**EXERCISE**: Below is some material; set it all down exactly, apart from the pictures.
* Start SOURCE DATA *
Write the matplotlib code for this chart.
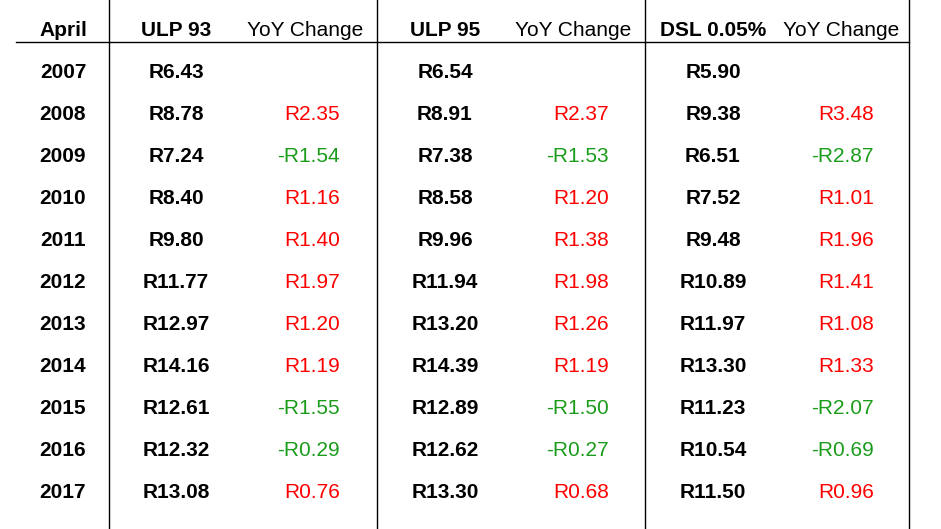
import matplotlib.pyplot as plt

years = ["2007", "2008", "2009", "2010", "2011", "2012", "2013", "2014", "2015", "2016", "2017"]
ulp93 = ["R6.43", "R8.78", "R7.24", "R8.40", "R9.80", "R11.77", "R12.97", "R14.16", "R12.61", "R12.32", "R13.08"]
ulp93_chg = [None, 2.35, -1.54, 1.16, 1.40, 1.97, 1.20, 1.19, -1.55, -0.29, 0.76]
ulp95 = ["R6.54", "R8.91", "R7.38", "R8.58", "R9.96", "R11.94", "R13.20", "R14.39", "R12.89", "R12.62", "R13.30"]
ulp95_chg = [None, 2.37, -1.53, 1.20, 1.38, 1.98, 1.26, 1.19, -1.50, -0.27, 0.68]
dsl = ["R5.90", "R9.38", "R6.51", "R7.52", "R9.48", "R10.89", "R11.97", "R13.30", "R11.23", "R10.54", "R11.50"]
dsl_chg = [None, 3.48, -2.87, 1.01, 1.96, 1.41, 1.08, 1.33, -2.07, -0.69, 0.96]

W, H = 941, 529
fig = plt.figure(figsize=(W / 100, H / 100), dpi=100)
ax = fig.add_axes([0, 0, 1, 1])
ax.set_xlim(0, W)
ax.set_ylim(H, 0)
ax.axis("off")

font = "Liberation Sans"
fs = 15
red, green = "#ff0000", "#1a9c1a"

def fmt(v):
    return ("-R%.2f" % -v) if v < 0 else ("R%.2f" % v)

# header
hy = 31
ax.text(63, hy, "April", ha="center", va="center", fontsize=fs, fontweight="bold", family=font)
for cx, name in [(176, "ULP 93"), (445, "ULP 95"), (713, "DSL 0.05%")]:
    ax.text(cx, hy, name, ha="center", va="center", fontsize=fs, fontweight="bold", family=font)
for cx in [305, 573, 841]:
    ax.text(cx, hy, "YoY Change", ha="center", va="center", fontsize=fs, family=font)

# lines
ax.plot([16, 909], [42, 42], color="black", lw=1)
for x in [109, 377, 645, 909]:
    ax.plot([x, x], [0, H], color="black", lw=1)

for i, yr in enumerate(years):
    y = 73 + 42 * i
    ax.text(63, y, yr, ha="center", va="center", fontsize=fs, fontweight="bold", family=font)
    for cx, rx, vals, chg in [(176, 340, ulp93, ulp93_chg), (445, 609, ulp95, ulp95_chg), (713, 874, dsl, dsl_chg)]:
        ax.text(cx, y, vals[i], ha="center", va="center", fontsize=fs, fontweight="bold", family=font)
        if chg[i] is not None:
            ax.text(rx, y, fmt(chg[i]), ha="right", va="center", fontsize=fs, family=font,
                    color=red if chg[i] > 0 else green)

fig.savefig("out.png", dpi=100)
* End SOURCE DATA *
**CORRECT ANSWER**:
Write the matplotlib code for this chart.
import matplotlib.pyplot as plt

years = ["2007", "2008", "2009", "2010", "2011", "2012", "2013", "2014", "2015", "2016", "2017"]
ulp93 = ["R6.43", "R8.78", "R7.24", "R8.40", "R9.80", "R11.77", "R12.97", "R14.16", "R12.61", "R12.32", "R13.08"]
ulp93_chg = [None, 2.35, -1.54, 1.16, 1.40, 1.97, 1.20, 1.19, -1.55, -0.29, 0.76]
ulp95 = ["R6.54", "R8.91", "R7.38", "R8.58", "R9.96", "R11.94", "R13.20", "R14.39", "R12.89", "R12.62", "R13.30"]
ulp95_chg = [None, 2.37, -1.53, 1.20, 1.38, 1.98, 1.26, 1.19, -1.50, -0.27, 0.68]
dsl = ["R5.90", "R9.38", "R6.51", "R7.52", "R9.48", "R10.89", "R11.97", "R13.30", "R11.23", "R10.54", "R11.50"]
dsl_chg = [None, 3.48, -2.87, 1.01, 1.96, 1.41, 1.08, 1.33, -2.07, -0.69, 0.96]

W, H = 941, 529
fig = plt.figure(figsize=(W / 100, H / 100), dpi=100)
ax = fig.add_axes([0, 0, 1, 1])
ax.set_xlim(0, W)
ax.set_ylim(H, 0)
ax.axis("off")

font = "Liberation Sans"
fs = 15
red, green = "#ff0000", "#1a9c1a"

def fmt(v):
    return ("-R%.2f" % -v) if v < 0 else ("R%.2f" % v)

# header
hy = 31
ax.text(63, hy, "April", ha="center", va="center", fontsize=fs, fontweight="bold", family=font)
for cx, name in [(176, "ULP 93"), (445, "ULP 95"), (713, "DSL 0.05%")]:
    ax.text(cx, hy, name, ha="center", va="center", fontsize=fs, fontweight="bold", family=font)
for cx in [305, 573, 841]:
    ax.text(cx, hy, "YoY Change", ha="center", va="center", fontsize=fs, family=font)

# lines
ax.plot([16, 909], [42, 42], color="black", lw=1)
for x in [109, 377, 645, 909]:
    ax.plot([x, x], [0, H], color="black", lw=1)

for i, yr in enumerate(years):
    y = 73 + 42 * i
    ax.text(63, y, yr, ha="center", va="center", fontsize=fs, fontweight="bold", family=font)
    for cx, rx, vals, chg in [(176, 340, ulp93, ulp93_chg), (445, 609, ulp95, ulp95_chg), (713, 874, dsl, dsl_chg)]:
        ax.text(cx, y, vals[i], ha="center", va="center", fontsize=fs, fontweight="bold", family=font)
        if chg[i] is not None:
            ax.text(rx, y, fmt(chg[i]), ha="right", va="center", fontsize=fs, family=font,
                    color=red if chg[i] > 0 else green)

fig.savefig("out.png", dpi=100)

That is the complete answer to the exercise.